"GREAT SNAKES!" Steven Spielberg Returns to His Roots with "The Adventures of Tintin"
When viewing a film, it is always best to leave one’s personal preferences and biases outside the theater. In my case, with The Adventures of Tintin, it’s a dislike of computer-generated motion-capture features. The issue is not necessarily the technology, but rather Hollywood filmmakers use of the technology to create “realistic” looking figures while often failing in the process.
The Adventures of Tintin has a strong pedigree. This is an ambitious project from filmmaking masters Steven Spielberg and Peter Jackson. The auteurs have teamed up to collaborate on two Tintin movies that would adapt and tie together numerous adventures and stories from the comics. The plan was to have Spielberg direct the first film and Jackson the second. So, the film certainly has strong talent behind it; but so did similar ambitious efforts from Robert Zemeckis, which ended in disaster.
The story features the intrepid young reporter Tintin (Jamie Bell), who is just as cunning as he is smart and quick-witted. The movie opens with Tintin, accompanied by his faithful dog and companion, Snowy, taking a little jaunt in the town square of a city, where his portrait is drawn by a rather familiar fellow, soon after which Tintin purchases an impressive model ship replica of The Golden Unicorn. The model contains a dark secret, which the sinister Ivan Ivanovitch Sakharine (Daniel Craig) is willing to commit murder to obtain. Tintin is soon embroiled with a sea captain (Andy Serkis) whose family line is directly linked to The Golden Unicorn, in a mystery and adventure that takes him eventually to the deserts of Morocco and the Sahara.

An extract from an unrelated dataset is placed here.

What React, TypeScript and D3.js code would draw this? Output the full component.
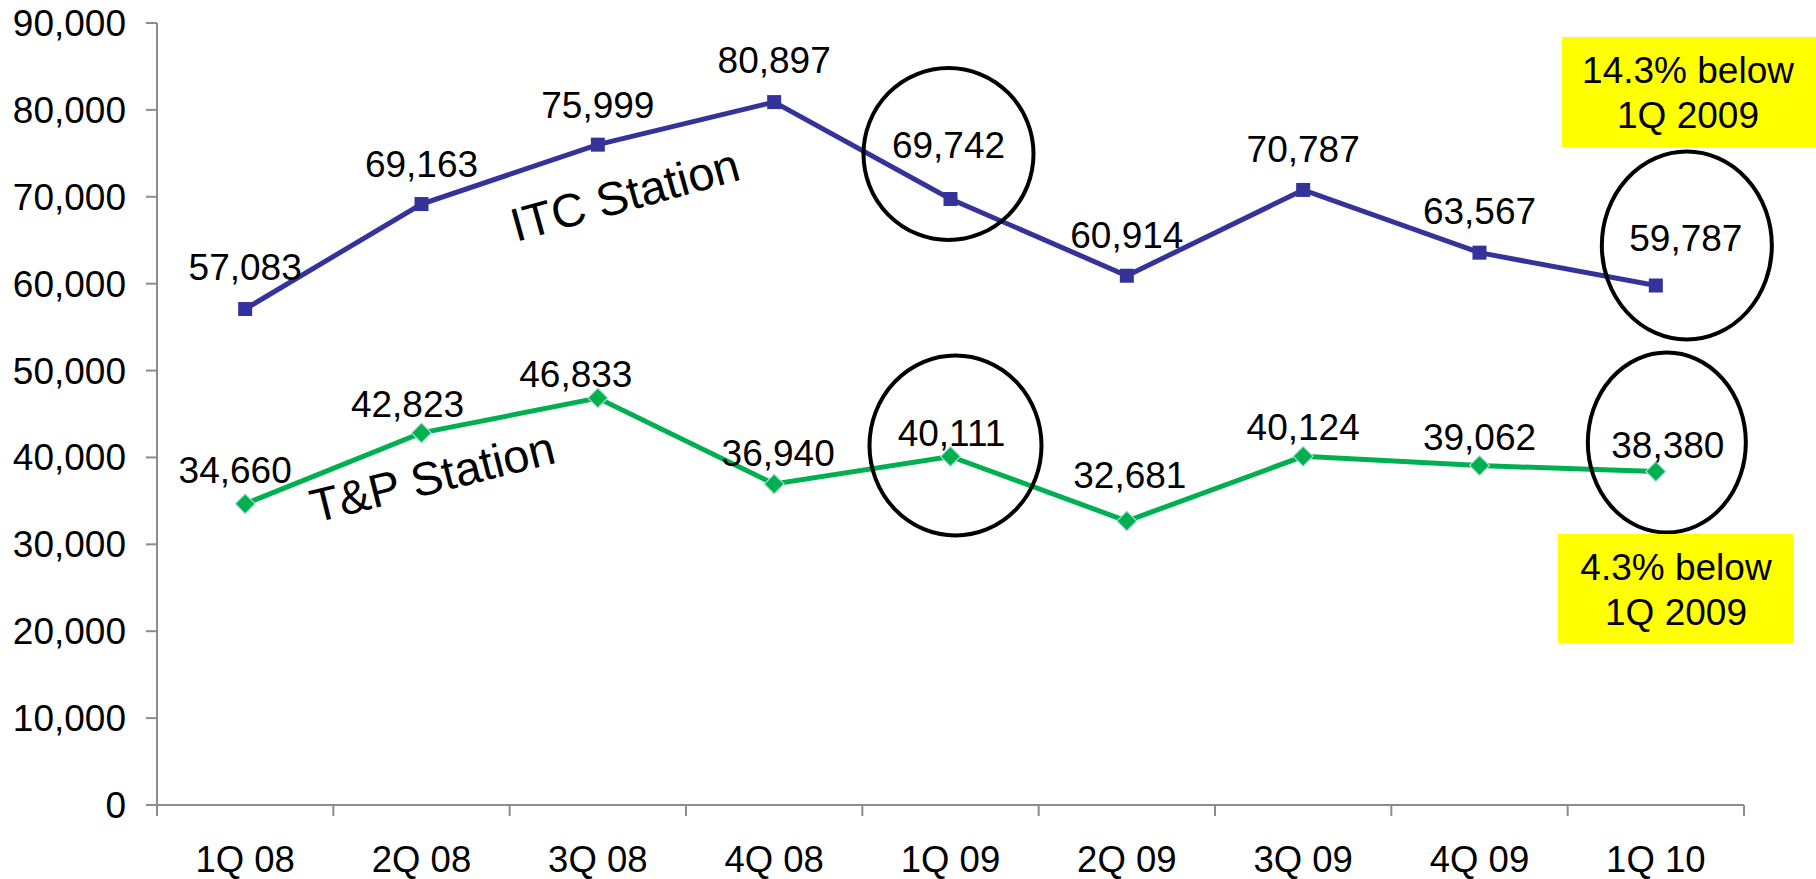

Tintin succeeds as a fine little animated action adventure movie. Spielberg has brought quite a few of his classic touches to the film, making it extremely reminiscent of the classic Indiana Jones movies, and it’s entertaining as well. The score by frequent Spielberg collaborator John Williams easily sounds like it could have doubled in an Indiana Jones feature. The film’s various chase sequences are filled with nostalgic Spielbergian conventions and conceits, and, much more so than Indiana Jones And The Kingdom of The Crystal Skull, it is an effective return to his roots for the director.
Visually, the world of the movie is striking and impressive, including the 3D presentation, and it starts strong with an ingenious animated opening credit montage sequence. However, the animation style comes off as jarring and odd. The film aims to make the characters photo-realistic with some exaggerated, caricatured features similar to their graphic depictions from Hergé’s original illustrations. At times, the constant extreme close-ups of the faces appear grotesquely indulgent, almost as if the filmmakers are saying “Look at how awesome these weird faces are,” and they don’t really mesh well with the photorealistic style. Probably it would have been better to go for something more akin to the animated aesthetic of Brad Bird’s Ratatouille or The Incredibles.

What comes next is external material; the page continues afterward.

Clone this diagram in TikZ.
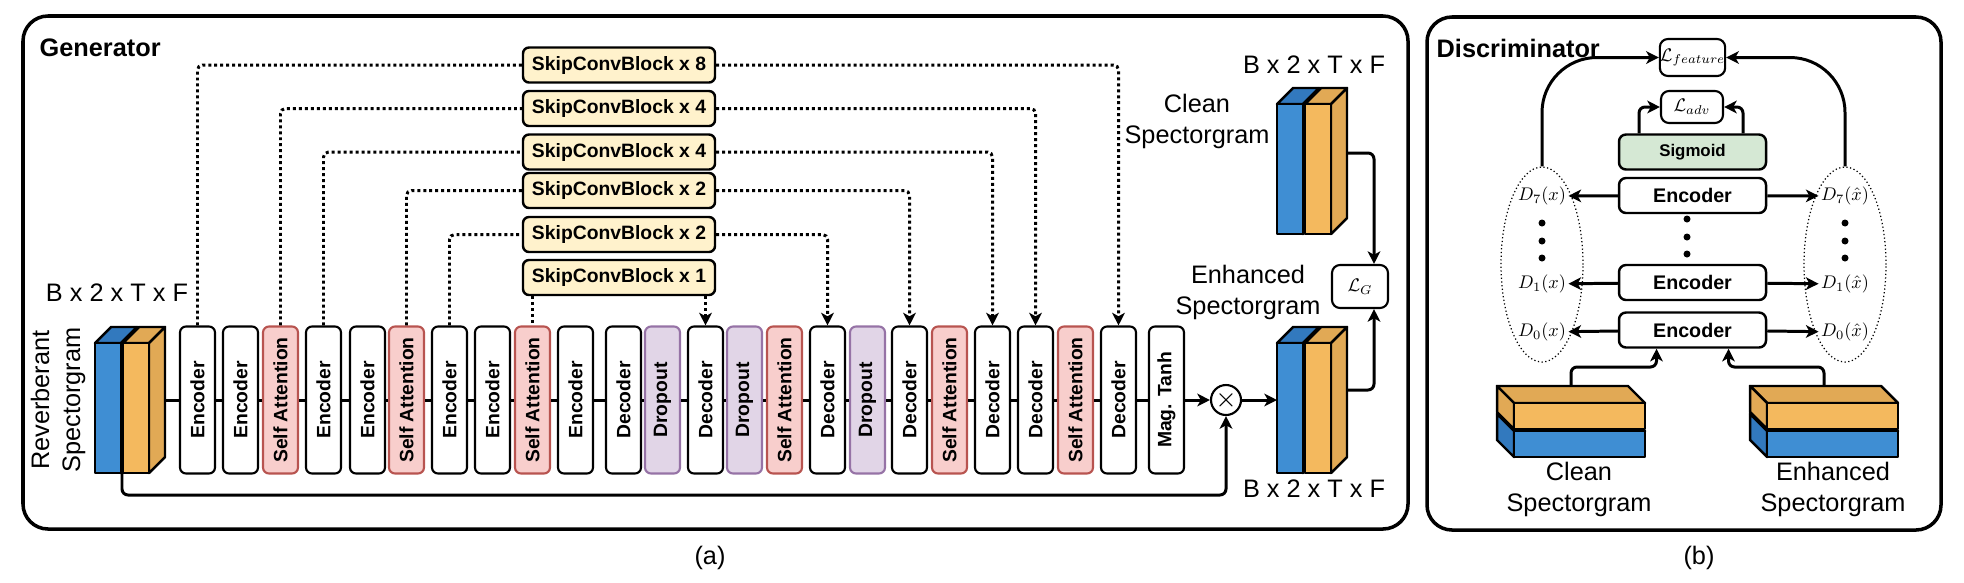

The movie also suffers from quite a few pacing and storytelling issues. The third act drags on quite a bit, peaking too early with an exhilarating chase sequence in Morocco, but following it up with a ridiculous duel between cranes that seems to be some sort of visual metaphor for a swashbuckling cutlass fight. Nor does it really feature a satisfying conclusion, and comes off almost as if an additional reel has been left out.
The script by Steven Moffat (most notable for his work on television’s Doctor Who, Coupling, and BBC’s Sherlock) is solid, but lacks polish, and is thrown off stride by a contrived subplot involving a pick-pocket. The pick-pocket story grinds the movie’s pace to a halt and adds little to the plot. Still, Moffat’s prose and dialogue sounds refreshingly pulpy and authentic to the setting. It is hard not to be enthusiastic when you hear Tintin utter, “Great snakes!” or hear Captain Haddock grouse, “Blistering blue barnacles!”
The performances, especially vocally, are quite apt and impressive. Simon Pegg and Nick Frost were nigh undetectable as the Interpol detective twin brothers, Thomson and Thomson. This was especially surprising since the two comedic performers are most famous for such movies as Shaun of The Dead, Hot Fuzz, and Paul, where they also play iconic characters. But the confusion of figuring out which Thomson is which only adds to the fun. Andy Serkis is a pure force of nature in his performance as the crusty, salty, swarthy, and drunken Captain Haddock, and his progression from The Lord of the Rings‘s Gollum to Haddock puts me in mind of Lon Chaney–albeit with digital makeup substituting for material putty.
Overall, Tintin is a fun little animated adventure. And despite the flaws with the execution, I highly anticipate what Peter Jackson does with his planned installment.